Definitions for gimmickˈgɪm ɪk

This page provides all possible meanings and translations of the word gimmick

Princeton's WordNet

  1. catch, gimmick(noun)

    a drawback or difficulty that is not readily evident

    "it sounds good but what's the catch?"

  2. doodad, doohickey, doojigger, gimmick, gizmo, gismo, gubbins, thingamabob, thingumabob, thingmabob, thingamajig, thingumajig, thingmajig, thingummy, whatchamacallit, whatchamacallum, whatsis, widget(noun)

    something unspecified whose name is either forgotten or not known

    "she eased the ball-shaped doodad back into its socket"; "there may be some great new gizmo around the corner that you will want to use"

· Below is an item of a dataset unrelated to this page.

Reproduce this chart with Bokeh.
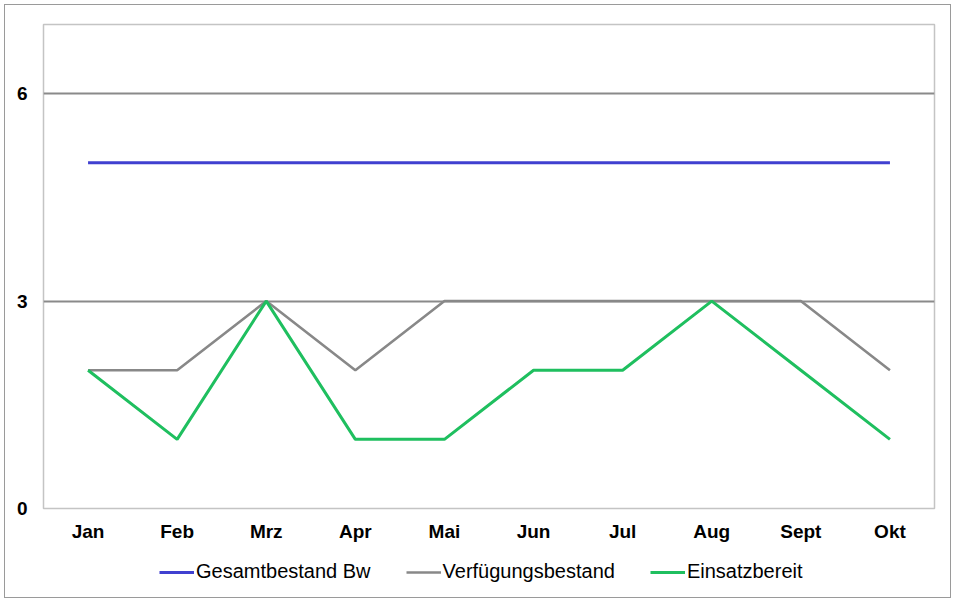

  3. device, gimmick, twist(noun)

    any clever maneuver

    "he would stoop to any device to win a point"; "it was a great sales gimmick"; "a cheap promotions gimmick for greedy businessmen"

Wiktionary

  1. gimmick(Noun)

    A trick or device used to reach some end.

    The box had a gimmick to make the coin appear to vanish.

  2. gimmick(Noun)

    A clever ploy or strategy.

    The contest was a gimmick to get people to sign up for their mailing list.

  3. gimmick(Verb)

    To rig or set up with a trick or device.

    The magician's box was gimmicked with a wire that made it appear to open on its own.

Freebase

  1. Gimmick

    In marketing language, a gimmick is a unique or quirky special feature that makes something "stand out" from its contemporaries. However, the special feature is typically thought to be of little relevance or use. Thus, a gimmick is a special feature for the sake of having a special feature. It began, however, as a slang term for something that a con artist or magician had his assistant manipulate to make appearances different from reality. Such things as the manipulating of a gaming wheel led to the idea of a "gimmick" being used. Musicians often use gimmicks such as Slash's top hat, Angus Young's schoolboy uniform and Deadmau5's mouse helmet In marketing, product gimmicks are sometimes considered mere novelties, and not really that relevant to the product's functioning, sometimes even earning negative connotations. However, some seemingly trivial gimmicks of the past have evolved into useful, permanent features. According to the OED, the word is first attested in 1926, defined in the Wise-Crack Dictionary by Main and Grant as "a device used for making a fair game crooked". Finding a successful gimmick for an otherwise mundane product is often an important part of the marketing process. For example, toothbrushes are often given various gimmicks, such as bright colors, easy-grip handles, or color-changing bristles so they appear more exciting to consumers. This is often done when trying to appeal to children or excitable adults, who often get more excited about the gimmick than the product. Electronic toys and hand-held devices are often appealing because of a gimmick that they offer.